• Exercise: For this exercise, repeat all of the material verbatim apart from its images.

• Supplied material:

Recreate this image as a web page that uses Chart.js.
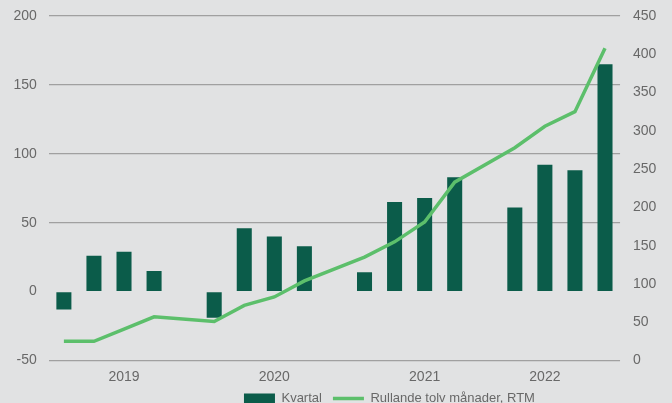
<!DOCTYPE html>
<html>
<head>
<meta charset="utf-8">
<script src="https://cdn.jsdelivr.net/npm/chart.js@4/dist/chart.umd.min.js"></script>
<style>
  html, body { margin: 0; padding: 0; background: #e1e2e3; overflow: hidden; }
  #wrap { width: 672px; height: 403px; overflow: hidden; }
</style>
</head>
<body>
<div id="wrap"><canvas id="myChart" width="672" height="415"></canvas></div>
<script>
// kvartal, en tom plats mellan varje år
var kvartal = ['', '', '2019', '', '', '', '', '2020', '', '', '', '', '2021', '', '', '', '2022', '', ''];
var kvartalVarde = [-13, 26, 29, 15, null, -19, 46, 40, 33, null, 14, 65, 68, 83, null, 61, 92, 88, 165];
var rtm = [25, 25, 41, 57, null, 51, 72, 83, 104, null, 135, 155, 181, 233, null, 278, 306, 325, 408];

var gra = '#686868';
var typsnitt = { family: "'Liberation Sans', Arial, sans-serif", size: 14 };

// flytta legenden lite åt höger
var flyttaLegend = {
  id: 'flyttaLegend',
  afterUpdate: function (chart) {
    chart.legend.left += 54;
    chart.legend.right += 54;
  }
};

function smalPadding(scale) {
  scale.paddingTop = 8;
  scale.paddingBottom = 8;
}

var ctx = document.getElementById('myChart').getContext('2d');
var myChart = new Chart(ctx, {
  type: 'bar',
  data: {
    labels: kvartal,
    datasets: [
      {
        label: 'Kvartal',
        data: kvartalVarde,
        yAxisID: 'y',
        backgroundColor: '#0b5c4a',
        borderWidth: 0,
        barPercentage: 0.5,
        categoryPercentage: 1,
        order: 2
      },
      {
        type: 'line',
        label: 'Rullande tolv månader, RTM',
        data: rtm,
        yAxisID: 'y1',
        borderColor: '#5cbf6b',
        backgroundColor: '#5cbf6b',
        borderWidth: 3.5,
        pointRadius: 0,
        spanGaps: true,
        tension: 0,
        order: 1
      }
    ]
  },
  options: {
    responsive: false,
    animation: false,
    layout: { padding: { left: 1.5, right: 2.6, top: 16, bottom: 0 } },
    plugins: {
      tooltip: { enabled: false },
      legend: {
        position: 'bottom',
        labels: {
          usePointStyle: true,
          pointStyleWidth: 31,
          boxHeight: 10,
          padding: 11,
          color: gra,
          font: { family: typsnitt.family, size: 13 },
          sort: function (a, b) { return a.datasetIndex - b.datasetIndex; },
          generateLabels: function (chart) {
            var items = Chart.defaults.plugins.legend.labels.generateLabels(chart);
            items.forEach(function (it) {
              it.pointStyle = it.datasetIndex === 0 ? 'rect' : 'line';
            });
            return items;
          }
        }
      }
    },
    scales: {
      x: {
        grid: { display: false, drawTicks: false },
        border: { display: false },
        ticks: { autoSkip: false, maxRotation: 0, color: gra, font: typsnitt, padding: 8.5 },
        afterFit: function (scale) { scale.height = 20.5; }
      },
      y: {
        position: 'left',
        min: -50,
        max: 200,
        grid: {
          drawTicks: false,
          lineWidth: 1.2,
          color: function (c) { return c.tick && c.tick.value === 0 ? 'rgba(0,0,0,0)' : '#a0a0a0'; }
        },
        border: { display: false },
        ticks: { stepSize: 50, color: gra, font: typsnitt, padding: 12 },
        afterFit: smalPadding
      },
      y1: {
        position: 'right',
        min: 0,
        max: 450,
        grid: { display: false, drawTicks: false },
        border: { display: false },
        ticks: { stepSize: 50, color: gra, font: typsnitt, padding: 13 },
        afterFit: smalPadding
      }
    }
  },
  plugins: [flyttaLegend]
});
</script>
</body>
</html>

• Expected answer:
Recreate this image as a web page that uses Chart.js.
<!DOCTYPE html>
<html>
<head>
<meta charset="utf-8">
<script src="https://cdn.jsdelivr.net/npm/chart.js@4/dist/chart.umd.min.js"></script>
<style>
  html, body { margin: 0; padding: 0; background: #e1e2e3; overflow: hidden; }
  #wrap { width: 672px; height: 403px; overflow: hidden; }
</style>
</head>
<body>
<div id="wrap"><canvas id="myChart" width="672" height="415"></canvas></div>
<script>
// kvartal, en tom plats mellan varje år
var kvartal = ['', '', '2019', '', '', '', '', '2020', '', '', '', '', '2021', '', '', '', '2022', '', ''];
var kvartalVarde = [-13, 26, 29, 15, null, -19, 46, 40, 33, null, 14, 65, 68, 83, null, 61, 92, 88, 165];
var rtm = [25, 25, 41, 57, null, 51, 72, 83, 104, null, 135, 155, 181, 233, null, 278, 306, 325, 408];

var gra = '#686868';
var typsnitt = { family: "'Liberation Sans', Arial, sans-serif", size: 14 };

// flytta legenden lite åt höger
var flyttaLegend = {
  id: 'flyttaLegend',
  afterUpdate: function (chart) {
    chart.legend.left += 54;
    chart.legend.right += 54;
  }
};

function smalPadding(scale) {
  scale.paddingTop = 8;
  scale.paddingBottom = 8;
}

var ctx = document.getElementById('myChart').getContext('2d');
var myChart = new Chart(ctx, {
  type: 'bar',
  data: {
    labels: kvartal,
    datasets: [
      {
        label: 'Kvartal',
        data: kvartalVarde,
        yAxisID: 'y',
        backgroundColor: '#0b5c4a',
        borderWidth: 0,
        barPercentage: 0.5,
        categoryPercentage: 1,
        order: 2
      },
      {
        type: 'line',
        label: 'Rullande tolv månader, RTM',
        data: rtm,
        yAxisID: 'y1',
        borderColor: '#5cbf6b',
        backgroundColor: '#5cbf6b',
        borderWidth: 3.5,
        pointRadius: 0,
        spanGaps: true,
        tension: 0,
        order: 1
      }
    ]
  },
  options: {
    responsive: false,
    animation: false,
    layout: { padding: { left: 1.5, right: 2.6, top: 16, bottom: 0 } },
    plugins: {
      tooltip: { enabled: false },
      legend: {
        position: 'bottom',
        labels: {
          usePointStyle: true,
          pointStyleWidth: 31,
          boxHeight: 10,
          padding: 11,
          color: gra,
          font: { family: typsnitt.family, size: 13 },
          sort: function (a, b) { return a.datasetIndex - b.datasetIndex; },
          generateLabels: function (chart) {
            var items = Chart.defaults.plugins.legend.labels.generateLabels(chart);
            items.forEach(function (it) {
              it.pointStyle = it.datasetIndex === 0 ? 'rect' : 'line';
            });
            return items;
          }
        }
      }
    },
    scales: {
      x: {
        grid: { display: false, drawTicks: false },
        border: { display: false },
        ticks: { autoSkip: false, maxRotation: 0, color: gra, font: typsnitt, padding: 8.5 },
        afterFit: function (scale) { scale.height = 20.5; }
      },
      y: {
        position: 'left',
        min: -50,
        max: 200,
        grid: {
          drawTicks: false,
          lineWidth: 1.2,
          color: function (c) { return c.tick && c.tick.value === 0 ? 'rgba(0,0,0,0)' : '#a0a0a0'; }
        },
        border: { display: false },
        ticks: { stepSize: 50, color: gra, font: typsnitt, padding: 12 },
        afterFit: smalPadding
      },
      y1: {
        position: 'right',
        min: 0,
        max: 450,
        grid: { display: false, drawTicks: false },
        border: { display: false },
        ticks: { stepSize: 50, color: gra, font: typsnitt, padding: 13 },
        afterFit: smalPadding
      }
    }
  },
  plugins: [flyttaLegend]
});
</script>
</body>
</html>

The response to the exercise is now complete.